Philo, who knew how to handle tricky encounters – in AD 38, when Jesus ben Joseph was already long dead, he was a member of an Alexandrian Jewish embassy to Caligula in Rome – was never able to complete his godly fusion; that could only work through a third figure, an earthly manifestation of God that, luckily for Christians, had already been spotted in Palestine.
[1] And remains alive, if barely, largely confined to India or to Indian diaspora communities.
[2] See “Comment nous sommes devenus moraux: Une histoire naturelle du bien et du mal,” Nicolas Baumard (2010)
[3] According to a 2014 article in New Science magazine, Baumard went as far as gathering historical and archaeological data on many different societies across Eurasia in the Axial Age and tracked when and where various moralizing religions emerged. He found that “one of the best predictors of the emergence of a moralizing religion was a measure of affluence known as 'energy capture,' or the amount of calories available as food, fuel, and resources per day to each person in a given society. In cultures where people had access to fewer than 20,000 kilocalories a day, moralizing religions almost never emerged. But when societies crossed that 20,000 kilocalorie threshold, moralizing religions became much more likely.” The article quotes Naumard as saying: “You need to have more in order to be able to want to have less.”
[4] The quote (and argument) is Jenkins' (Op. Cit.)

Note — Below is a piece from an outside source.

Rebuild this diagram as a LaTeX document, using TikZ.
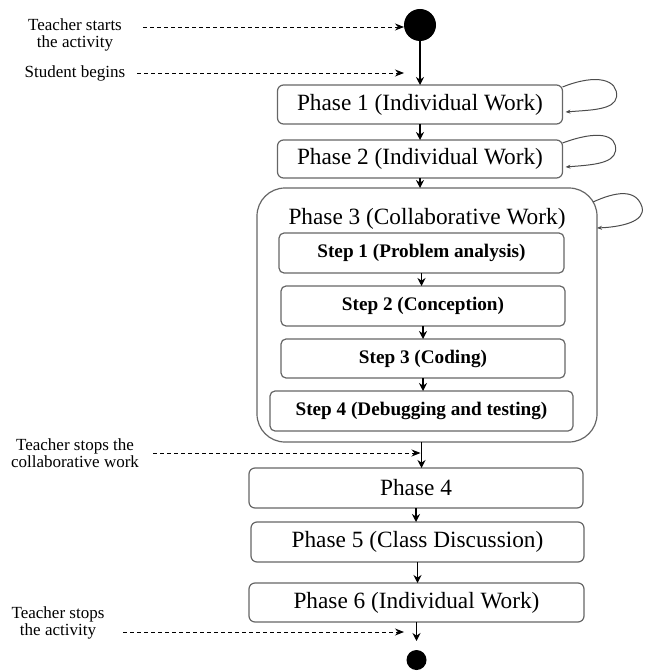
\documentclass[tikz,border=0pt]{standalone}
\usepackage{fontspec}
\setmainfont{Liberation Serif}
\usetikzlibrary{positioning,arrows.meta}

\begin{document}
\begin{tikzpicture}[
    x=1pt,
    y=-1pt,
    >=Stealth,
    every node/.style={align=center, outer sep=0pt},
    phase/.style={draw=black!60, line width=1.2pt, rectangle, rounded corners=6pt,
        font=\fontsize{23.3}{26}\selectfont},
    stepbox/.style={draw=black!60, line width=1.2pt, rectangle, rounded corners=5pt,
        minimum height=40pt, font=\fontsize{19.2}{22}\selectfont\bfseries},
    note/.style={font=\fontsize{17}{17}\selectfont},
    flow/.style={-{Stealth[length=8pt,width=8pt]}, line width=1.2pt},
    hint/.style={-{Stealth[length=9pt,width=7pt]}, line width=0.9pt, dash pattern=on 4pt off 3pt},
    selfloop/.style={-{Stealth[length=5pt,width=4pt]}, line width=1pt, draw=black!70}
]

\useasboundingbox (0,0) rectangle (646,671);

% Start
\node[circle, fill=black, minimum size=32pt, inner sep=0pt] (start) at (420,25) {};

% Phases 1 and 2
\node[
    phase,
    minimum width=285pt,
    minimum height=39pt,
    below=44pt of start
] (ph1) {Phase 1 (Individual Work)};

\node[
    phase,
    minimum width=285pt,
    minimum height=38pt,
    below=16pt of ph1
] (ph2) {Phase 2 (Individual Work)};

% Phase 3 with its steps
\node[
    phase,
    rounded corners=28pt,
    minimum width=340pt,
    minimum height=254pt,
    below=10pt of ph2,
    xshift=7pt
] (ph3) {};

\node[
    font=\fontsize{23.3}{26}\selectfont,
    inner sep=0pt,
    below=20pt of ph3.north
] (ph3title) {Phase 3 (Collaborative Work)};

\node[
    stepbox,
    minimum width=285pt,
    below=45pt of ph3.north,
    xshift=-5.5pt
] (s1) {Step 1 (Problem analysis)};

\node[
    stepbox,
    minimum width=284pt,
    below=13pt of s1,
    xshift=1.5pt
] (s2) {Step 2 (Conception)};

\node[
    stepbox,
    minimum width=284pt,
    minimum height=39pt,
    below=13pt of s2
] (s3) {Step 3 (Coding)};

\node[
    stepbox,
    minimum width=303pt,
    below=13pt of s3,
    xshift=-1.5pt
] (s4) {Step 4 (Debugging and testing)};

% Phases 4 to 6
\node[
    phase,
    minimum width=334pt,
    minimum height=40pt,
    below=26pt of ph3,
    xshift=-11pt
] (ph4) {Phase 4};

\node[
    phase,
    minimum width=333pt,
    minimum height=40pt,
    below=14pt of ph4,
    xshift=1.5pt
] (ph5) {Phase 5 (Class Discussion)};

\node[
    phase,
    minimum width=335pt,
    minimum height=39pt,
    below=21pt of ph5,
    xshift=-1pt
] (ph6) {Phase 6 (Individual Work)};

% End
\node[circle, fill=black, minimum size=20pt, inner sep=0pt, below=28pt of ph6] (endc) {};

% Notes on the left
\node[note] (tstart) at (75,35) {Teacher starts\\the activity};
\node[note] (sbegin) at (75,73) {Student begins};
\node[note] (tcollab) at (75,453) {Teacher stops the\\collaborative work};
\node[note] (tstop) at (58,623) {Teacher stops\\the activity};

\coordinate (h1) at (143,27);
\coordinate (h2) at (137,73);
\coordinate (h3) at (153,453);
\coordinate (h4) at (123,632);

% Flow
\draw[flow] (start) -- (ph1);
\draw[flow] (ph1) -- (ph2);
\draw[flow] (ph2.south) -- (ph2.south |- ph3.north);
\draw[flow] (s1.south) -- (s1.south |- s2.north);
\draw[flow] (s2.south) -- (s2.south |- s3.north);
\draw[flow] (s3.south) -- (s3.south |- s4.north);
\draw[flow] (s4.south |- ph3.south) -- (s4.south |- ph4.north);
\draw[flow] (ph4.south) -- (ph4.south |- ph5.north);
\draw[flow] (ph5.south) -- (ph5.south |- ph6.north);
\draw[flow, shorten >=9pt] (ph6.south) -- (ph6.south |- endc.north);

% Dashed hints
\draw[hint] (h1) -- (h1 -| start.west);
\draw[hint] (h2) -- (h2 -| start.west);
\draw[hint] (h3) -- ([xshift=-1pt]h3 -| s4.south);
\draw[hint] (h4) -- (h4 -| start.west);

% Self loops
\draw[selfloop] ([yshift=-2pt]ph1.north east)
    .. controls +(35,-14) and +(2,-17) .. ++(54,10)
    .. controls +(-2,13) and +(25,-2) .. ([xshift=3pt,yshift=-7.5pt]ph1.east);

\draw[selfloop] ([yshift=-3pt]ph2.north east)
    .. controls +(35,-13) and +(2,-17) .. ++(53,8)
    .. controls +(-2,13) and +(25,-2) .. ([xshift=3pt,yshift=-8pt]ph2.east);

\draw[selfloop] ([xshift=-4pt,yshift=-14pt]ph3.north east)
    .. controls +(22,-10) and +(-6,-19) .. ++(49,5)
    .. controls +(4,15) and +(23,-1) .. ([yshift=-40pt]ph3.north east);

\end{tikzpicture}
\end{document}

[5] See Ian S. Moyer's “Egypt and the Limits of Hellenism,” Cambridge University Press, 2011.
[6] Which he calls “Logos” in Greek, following Platonic convention.
Jainism isn’t ‘barely’ alive. It is doing decently well.
It has always had relatively few adherents. But Jains as a community are quite influential and Jain ethos like vegetarianism and mercantilism are shared by a number of other closely related communities.